Эти последние добывают уток в нитяные петли, которые ставят по залитым водой солянкам, где птицы исключительно кормятся с прилета. Устройство подобной ловушки до крайности просто. Именно, на данной местности к земле прикрепляют на высоте груди сидячей утки две тростничины в одну поперечную линию, оставляя в середине между их концами проход, куда ставится петля. Эта петля привязывается к небольшому тамарисковому прутику; одним концом его крепко втыкают в почву, а другим настораживают вместе с петлей. На покормке утка, идя по земле, встречает положенные тростничинки, не может перелезть через них и направляется в проход, где залезает в петлю, которая тотчас же задергивается настороженным прутиком.

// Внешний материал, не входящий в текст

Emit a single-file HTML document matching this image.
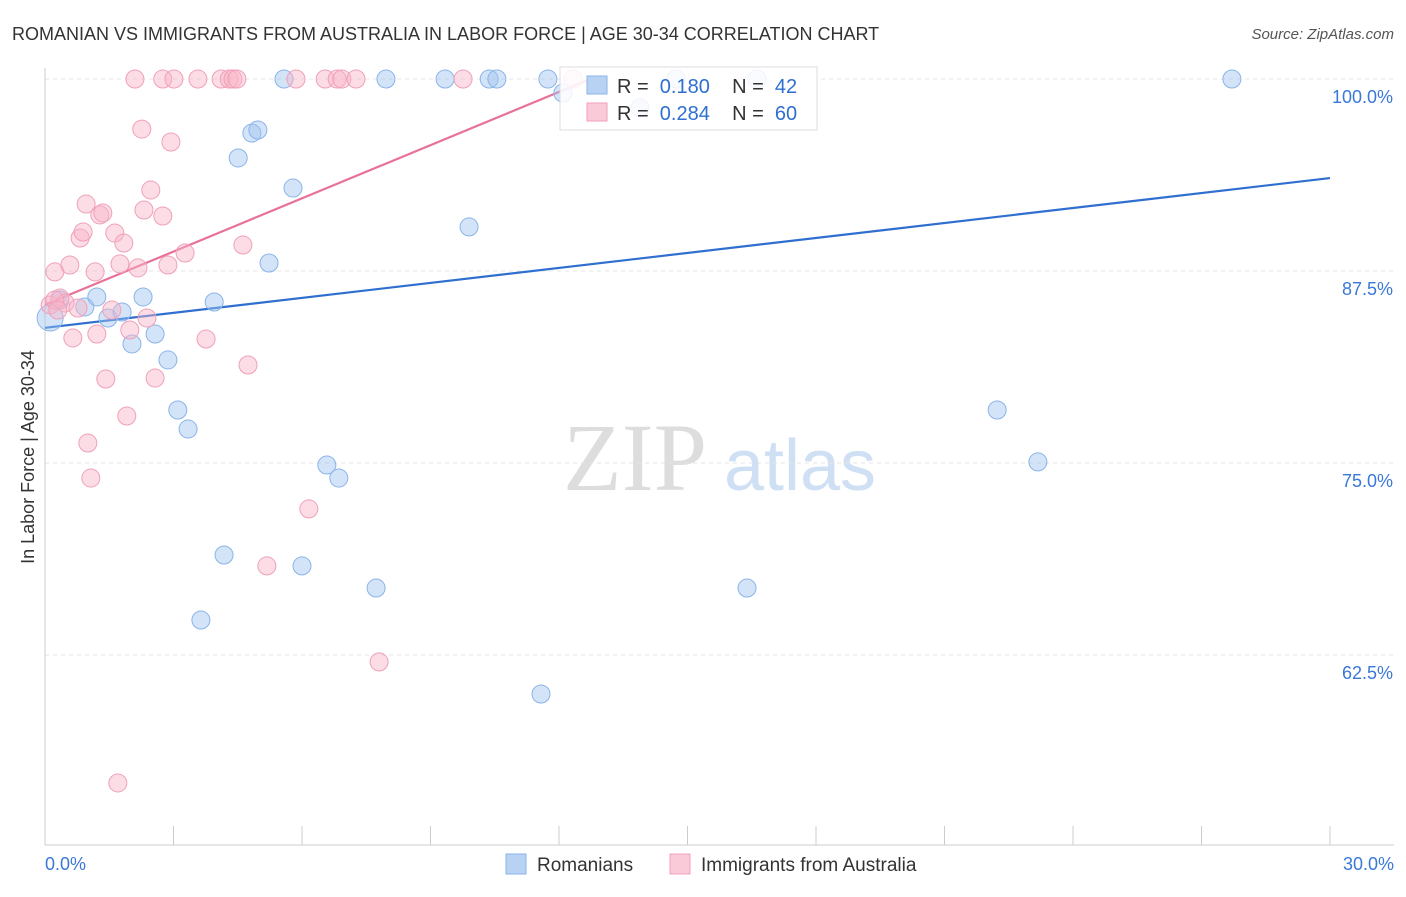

Попадается птица обыкновенно своей шеей, реже? лапкой или даже за большие маховые перья. В первом случае утка бывает задавлена; при двух же других нередко отрывается и летает с ниткой на ноге. Подобных ловушек на Лоб-норе весной ставится множество. Ежедневно туземцы их осматривают и выбирают попавших уток.
Последних ловят в течение весны обыкновенно по сотне, а прежде лавливали и по две сотни на человека. Попадаются в те же петли иногда кулики, турпаны, гуси и даже бакланы, только сильные птицы переедают нитку или прямо отрываются и улетают.
На гусей ставят петли из более крепких ниток и с сильным тамарисковым прутом, так чтобы пойманная птица сразу была задавлена или приведена в невозможность перекусить петлю. Много мешают подобной ловле вороны, орлы, даже кабаны, которые съедают попавшихся птиц. Кроме весны, туземцы Лоб-нора ловят в петли на осеннем пролете, а также летом молодых уток и гусей. Тех и других иногда откармливают к зиме; особенно хорошо привыкают серые гуси. Случается также добывать в петли экземпляры с зажившими дробовыми ранами. «Через это мы давно знали, что птицы улетают в ваши страны и там их стреляют дробью», — говорили нам лобнорцы.